▸ **The records**
◇ ◇ ◇ ◇ ◇ ◇ ◇

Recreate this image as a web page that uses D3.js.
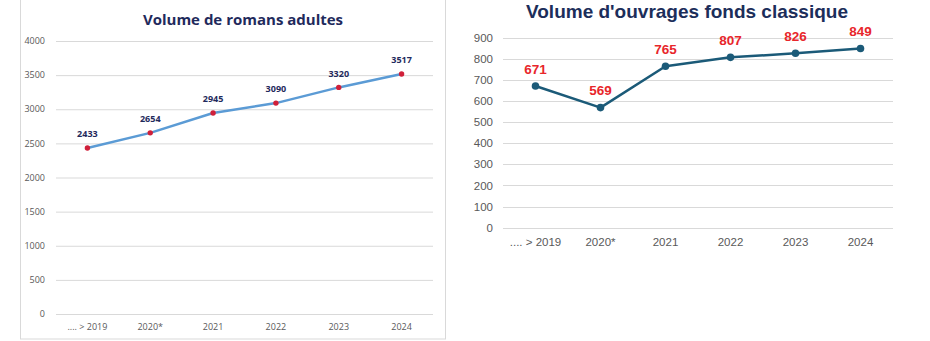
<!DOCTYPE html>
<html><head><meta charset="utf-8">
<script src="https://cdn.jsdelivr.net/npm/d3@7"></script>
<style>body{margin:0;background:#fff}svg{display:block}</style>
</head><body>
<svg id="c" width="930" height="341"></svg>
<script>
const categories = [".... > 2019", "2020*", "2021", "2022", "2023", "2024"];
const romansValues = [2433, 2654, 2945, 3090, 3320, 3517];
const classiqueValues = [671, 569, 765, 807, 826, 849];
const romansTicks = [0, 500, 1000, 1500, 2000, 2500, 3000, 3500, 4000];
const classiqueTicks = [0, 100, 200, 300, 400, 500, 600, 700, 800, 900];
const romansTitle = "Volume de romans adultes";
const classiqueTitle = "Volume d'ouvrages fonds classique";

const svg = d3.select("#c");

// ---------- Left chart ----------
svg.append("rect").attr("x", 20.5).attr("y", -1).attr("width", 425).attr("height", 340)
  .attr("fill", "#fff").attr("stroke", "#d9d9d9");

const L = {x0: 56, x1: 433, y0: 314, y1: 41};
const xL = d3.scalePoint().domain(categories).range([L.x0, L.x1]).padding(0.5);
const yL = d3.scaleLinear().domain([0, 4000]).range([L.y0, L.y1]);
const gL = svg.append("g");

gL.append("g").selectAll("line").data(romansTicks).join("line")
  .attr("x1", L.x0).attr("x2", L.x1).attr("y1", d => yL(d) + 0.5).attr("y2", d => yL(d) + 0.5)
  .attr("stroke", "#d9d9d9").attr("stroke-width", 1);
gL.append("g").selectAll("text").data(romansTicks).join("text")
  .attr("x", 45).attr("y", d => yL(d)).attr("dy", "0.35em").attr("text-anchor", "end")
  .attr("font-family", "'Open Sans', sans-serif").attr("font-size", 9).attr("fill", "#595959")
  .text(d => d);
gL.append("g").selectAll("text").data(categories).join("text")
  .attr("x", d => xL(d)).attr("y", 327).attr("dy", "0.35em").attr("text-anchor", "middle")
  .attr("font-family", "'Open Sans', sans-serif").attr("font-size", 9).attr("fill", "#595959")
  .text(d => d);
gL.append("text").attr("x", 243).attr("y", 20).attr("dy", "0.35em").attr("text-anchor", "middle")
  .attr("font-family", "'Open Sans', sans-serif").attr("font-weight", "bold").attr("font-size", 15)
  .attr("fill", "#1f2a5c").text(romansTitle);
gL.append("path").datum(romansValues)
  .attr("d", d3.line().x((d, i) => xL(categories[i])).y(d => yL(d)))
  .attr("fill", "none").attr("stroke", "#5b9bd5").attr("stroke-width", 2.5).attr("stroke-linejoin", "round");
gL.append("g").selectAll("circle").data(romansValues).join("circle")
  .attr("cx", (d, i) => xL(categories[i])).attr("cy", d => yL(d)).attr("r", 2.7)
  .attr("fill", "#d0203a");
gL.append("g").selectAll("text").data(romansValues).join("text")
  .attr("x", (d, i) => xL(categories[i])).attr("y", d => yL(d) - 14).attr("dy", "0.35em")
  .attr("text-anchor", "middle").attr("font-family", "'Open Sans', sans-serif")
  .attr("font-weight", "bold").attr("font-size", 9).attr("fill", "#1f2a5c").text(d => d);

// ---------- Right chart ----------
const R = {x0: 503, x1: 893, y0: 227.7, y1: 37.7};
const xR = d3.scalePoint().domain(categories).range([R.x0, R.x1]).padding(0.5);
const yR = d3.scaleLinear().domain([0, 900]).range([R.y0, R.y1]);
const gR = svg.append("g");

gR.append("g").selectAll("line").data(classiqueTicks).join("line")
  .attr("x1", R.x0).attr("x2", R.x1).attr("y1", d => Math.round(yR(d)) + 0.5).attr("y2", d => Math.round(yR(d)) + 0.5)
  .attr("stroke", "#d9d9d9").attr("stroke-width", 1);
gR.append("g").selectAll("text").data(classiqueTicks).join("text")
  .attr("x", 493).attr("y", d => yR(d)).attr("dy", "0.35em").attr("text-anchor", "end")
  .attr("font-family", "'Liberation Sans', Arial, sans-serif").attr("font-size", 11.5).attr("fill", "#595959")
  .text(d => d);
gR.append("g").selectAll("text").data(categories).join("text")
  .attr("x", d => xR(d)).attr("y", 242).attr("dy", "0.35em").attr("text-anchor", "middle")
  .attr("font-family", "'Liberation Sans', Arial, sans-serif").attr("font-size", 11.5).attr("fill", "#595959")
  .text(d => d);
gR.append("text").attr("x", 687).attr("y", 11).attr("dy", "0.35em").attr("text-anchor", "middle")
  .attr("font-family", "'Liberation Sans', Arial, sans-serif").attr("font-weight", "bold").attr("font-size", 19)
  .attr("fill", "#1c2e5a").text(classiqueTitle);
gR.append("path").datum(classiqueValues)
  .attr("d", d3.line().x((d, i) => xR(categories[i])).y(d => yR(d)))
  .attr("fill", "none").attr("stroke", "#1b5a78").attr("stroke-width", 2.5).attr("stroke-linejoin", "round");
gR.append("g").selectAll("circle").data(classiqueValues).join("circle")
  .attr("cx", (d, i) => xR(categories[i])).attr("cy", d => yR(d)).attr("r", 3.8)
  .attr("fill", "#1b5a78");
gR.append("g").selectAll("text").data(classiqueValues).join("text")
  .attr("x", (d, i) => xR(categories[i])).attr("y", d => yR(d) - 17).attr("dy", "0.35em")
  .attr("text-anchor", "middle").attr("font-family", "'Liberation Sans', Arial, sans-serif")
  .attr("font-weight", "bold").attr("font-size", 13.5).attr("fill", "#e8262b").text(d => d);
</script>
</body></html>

◇ ◇ ◇ ◇ ◇ ◇ ◇

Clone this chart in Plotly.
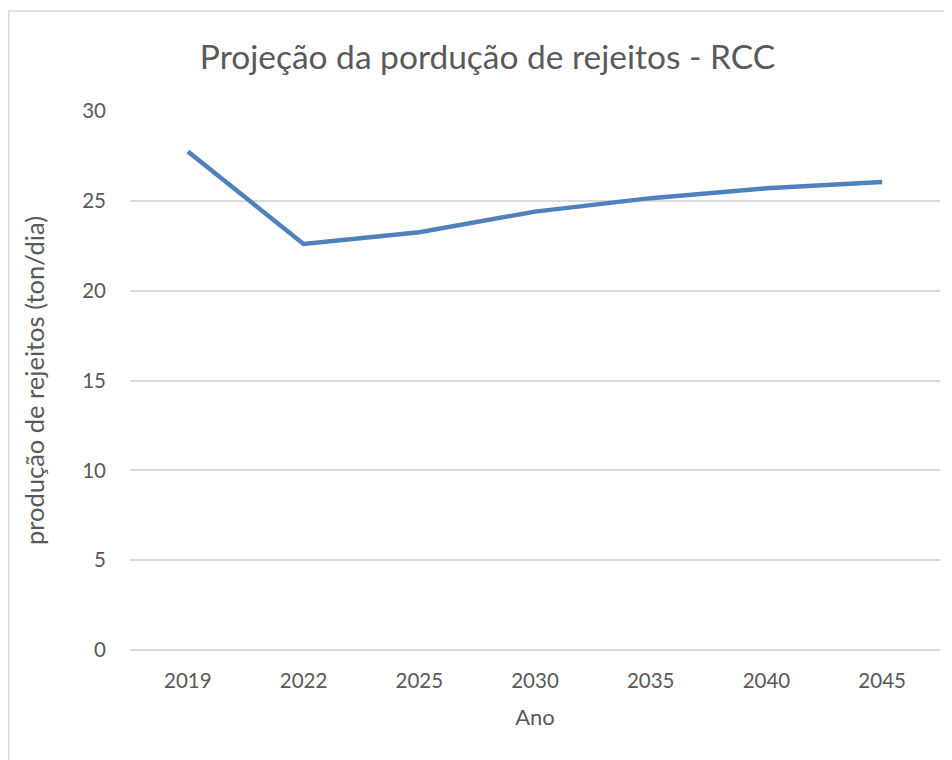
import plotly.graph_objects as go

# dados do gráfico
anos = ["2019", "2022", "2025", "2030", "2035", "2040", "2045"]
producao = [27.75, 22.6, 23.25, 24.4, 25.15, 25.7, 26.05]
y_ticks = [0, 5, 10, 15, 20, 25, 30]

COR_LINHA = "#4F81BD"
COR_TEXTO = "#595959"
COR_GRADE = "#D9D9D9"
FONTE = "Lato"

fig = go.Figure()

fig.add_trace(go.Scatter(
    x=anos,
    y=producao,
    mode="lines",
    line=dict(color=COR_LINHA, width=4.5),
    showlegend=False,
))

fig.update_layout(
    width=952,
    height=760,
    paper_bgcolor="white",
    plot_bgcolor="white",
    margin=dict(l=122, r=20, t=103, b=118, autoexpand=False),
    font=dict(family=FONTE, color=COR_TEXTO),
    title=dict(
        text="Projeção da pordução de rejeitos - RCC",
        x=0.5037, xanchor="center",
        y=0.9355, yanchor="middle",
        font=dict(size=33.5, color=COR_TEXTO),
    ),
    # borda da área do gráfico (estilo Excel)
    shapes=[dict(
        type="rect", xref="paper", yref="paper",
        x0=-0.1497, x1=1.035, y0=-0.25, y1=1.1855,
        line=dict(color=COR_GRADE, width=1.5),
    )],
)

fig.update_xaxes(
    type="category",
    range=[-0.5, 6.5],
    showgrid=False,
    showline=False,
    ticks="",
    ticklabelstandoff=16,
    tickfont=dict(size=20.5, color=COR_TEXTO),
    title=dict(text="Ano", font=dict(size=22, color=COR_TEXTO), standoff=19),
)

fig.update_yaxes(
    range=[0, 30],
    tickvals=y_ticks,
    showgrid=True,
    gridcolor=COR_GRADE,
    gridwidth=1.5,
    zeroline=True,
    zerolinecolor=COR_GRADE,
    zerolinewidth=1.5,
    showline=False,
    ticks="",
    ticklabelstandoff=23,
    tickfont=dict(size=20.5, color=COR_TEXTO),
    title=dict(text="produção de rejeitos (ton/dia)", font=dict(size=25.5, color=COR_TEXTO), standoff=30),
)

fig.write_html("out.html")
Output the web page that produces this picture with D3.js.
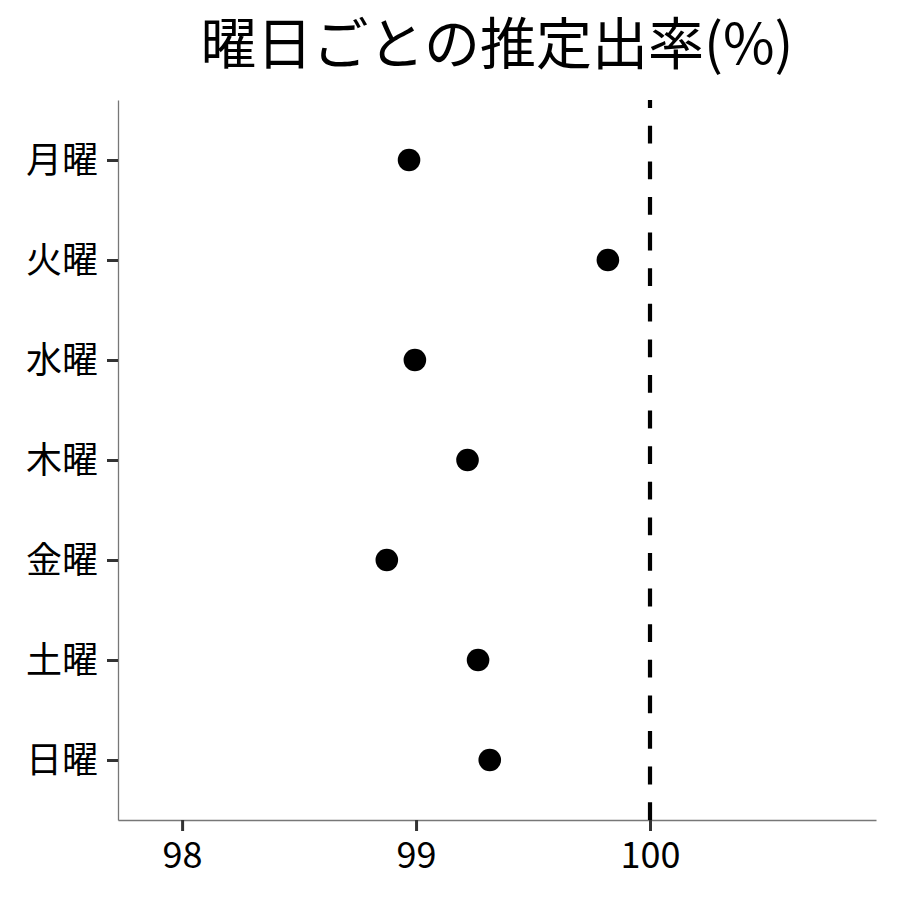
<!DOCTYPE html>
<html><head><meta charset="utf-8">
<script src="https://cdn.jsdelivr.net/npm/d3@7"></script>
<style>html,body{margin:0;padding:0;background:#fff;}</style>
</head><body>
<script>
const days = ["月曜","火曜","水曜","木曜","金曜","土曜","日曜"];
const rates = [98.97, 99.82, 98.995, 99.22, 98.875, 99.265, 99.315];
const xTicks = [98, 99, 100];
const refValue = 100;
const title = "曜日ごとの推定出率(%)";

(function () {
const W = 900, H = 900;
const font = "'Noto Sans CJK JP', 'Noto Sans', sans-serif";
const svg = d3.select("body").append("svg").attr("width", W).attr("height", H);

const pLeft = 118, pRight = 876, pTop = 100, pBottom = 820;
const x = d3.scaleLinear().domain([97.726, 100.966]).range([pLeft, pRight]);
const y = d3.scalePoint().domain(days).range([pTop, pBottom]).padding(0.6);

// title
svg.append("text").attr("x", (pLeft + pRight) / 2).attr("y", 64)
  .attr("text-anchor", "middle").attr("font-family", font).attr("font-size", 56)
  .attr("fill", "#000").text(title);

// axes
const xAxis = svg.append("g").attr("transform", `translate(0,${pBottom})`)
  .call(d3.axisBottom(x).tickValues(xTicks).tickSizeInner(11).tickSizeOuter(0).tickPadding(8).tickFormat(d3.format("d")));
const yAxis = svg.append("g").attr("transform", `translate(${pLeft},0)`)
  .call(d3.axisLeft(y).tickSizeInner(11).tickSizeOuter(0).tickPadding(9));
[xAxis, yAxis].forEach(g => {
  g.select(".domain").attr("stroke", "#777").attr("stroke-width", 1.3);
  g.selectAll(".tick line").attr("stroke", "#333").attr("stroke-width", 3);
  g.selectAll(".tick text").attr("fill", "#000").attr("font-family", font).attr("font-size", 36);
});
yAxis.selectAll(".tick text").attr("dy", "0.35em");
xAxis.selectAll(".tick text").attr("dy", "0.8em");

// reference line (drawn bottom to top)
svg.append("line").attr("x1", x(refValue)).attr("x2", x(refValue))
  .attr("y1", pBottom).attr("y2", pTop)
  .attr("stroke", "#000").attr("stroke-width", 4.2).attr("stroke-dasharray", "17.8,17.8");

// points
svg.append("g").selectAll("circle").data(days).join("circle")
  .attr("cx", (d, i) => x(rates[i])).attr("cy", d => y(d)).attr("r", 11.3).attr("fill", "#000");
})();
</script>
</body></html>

◇ ◇ ◇ ◇ ◇ ◇ ◇

▸ **Exercise objective**
From the entries above, copy exactly the lines starting at the one with "Clone this chart in Plotly." and stopping at the one with "y_ticks = [0, 5, 10, 15, 20, 25, 30]", keeping both ends. Drop the pictures.

▸ **The completed task**
Clone this chart in Plotly.
import plotly.graph_objects as go

# dados do gráfico
anos = ["2019", "2022", "2025", "2030", "2035", "2040", "2045"]
producao = [27.75, 22.6, 23.25, 24.4, 25.15, 25.7, 26.05]
y_ticks = [0, 5, 10, 15, 20, 25, 30]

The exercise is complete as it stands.